The thing is, I’ve practiced both styles. Neither of them have caused me harm. When I harm myself on my mat, it's because I'm slaving to my ego and not listening to the needs of my own body. It has nothing to do with the sequence or the poses being called by the teacher.
Yes, I believe sequencing is important. But at the end of the day, it’s how I’m treating myself that matters. If I’m honoring and respecting my body’s needs and wishes, I can't do myself harm. Therefore, I’ve found myself believing in all styles of yoga.
When we dogmatically adhere to one philosophy, I feel we block the flow of the universal source of energy. I feel most connected to this source when I refuse to bind myself in absolutes. For example, I used to say that I would never eat meat again. But sometimes, I share a bite of bacon with my children. They love it, and it warms my heart to partake in something with them. Plus, it tastes good.
Another example: I used to say that I would never practice headstand again. However, in a private recently, while working with one of my students who traveled more than forty minutes to learn how to do inversions, I remembered that an influencing factor in my ability to pike up into handstand was working headstand piking in my early Ashtanga years. In that private, since this student is an avid ashtangi, we worked on piking from headstand and then drew correlations to handstand alignment. She made great strides. Since then, I've been teaching headstand and practicing it again in my classes.

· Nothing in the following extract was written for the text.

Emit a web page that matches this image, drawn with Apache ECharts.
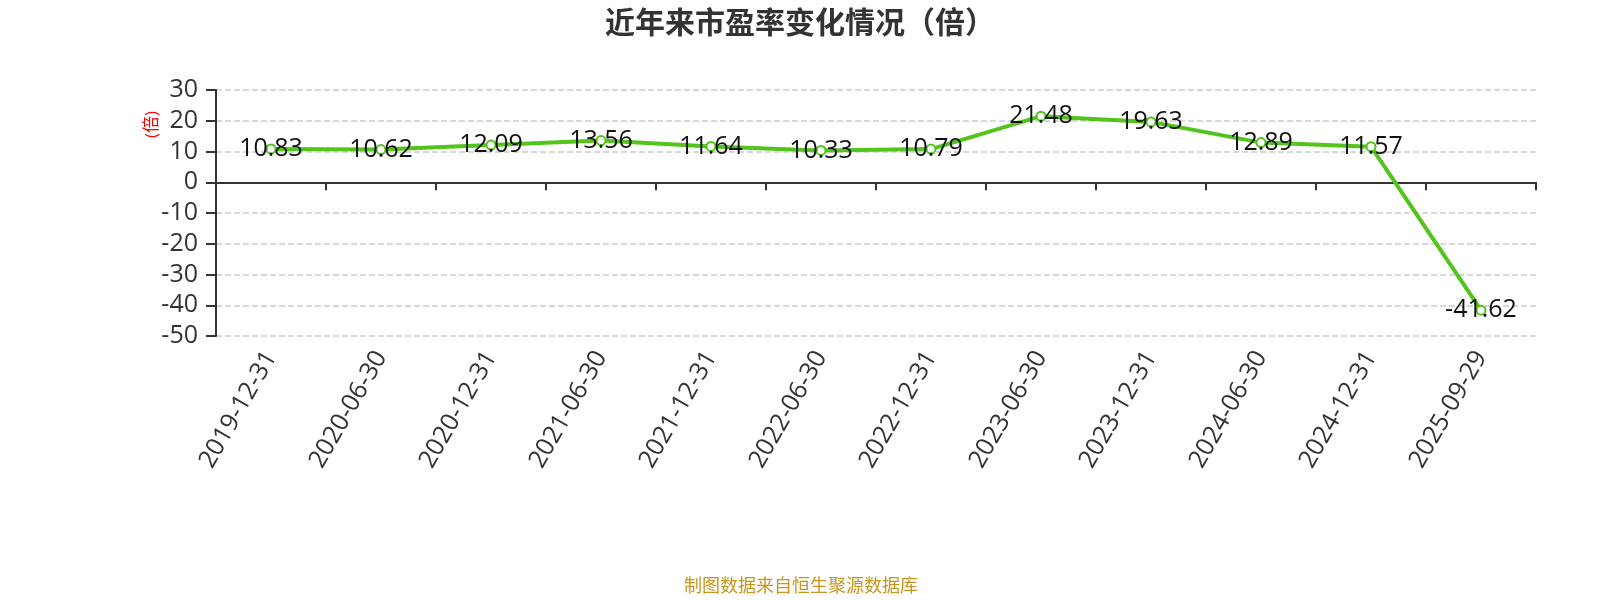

There's wisdom in learning to go with the moment, in not attaching to something adamantly, in listening to your body, your mind and your soul, and recognizing that your desires and your needs are ever-changing. The only thing permanent in this world is change.
So if you catch yourself using absolute words like "always" and "never," consider pausing and taking a step back. Breathe. Be curious. What do you feel in the moment? See where it lands in your body. Perhaps you’re holding onto something a little too closely, a little too tightly. Perhaps you would benefit from a little space, a gentler approach and the wisdom of believing in nothing in particular.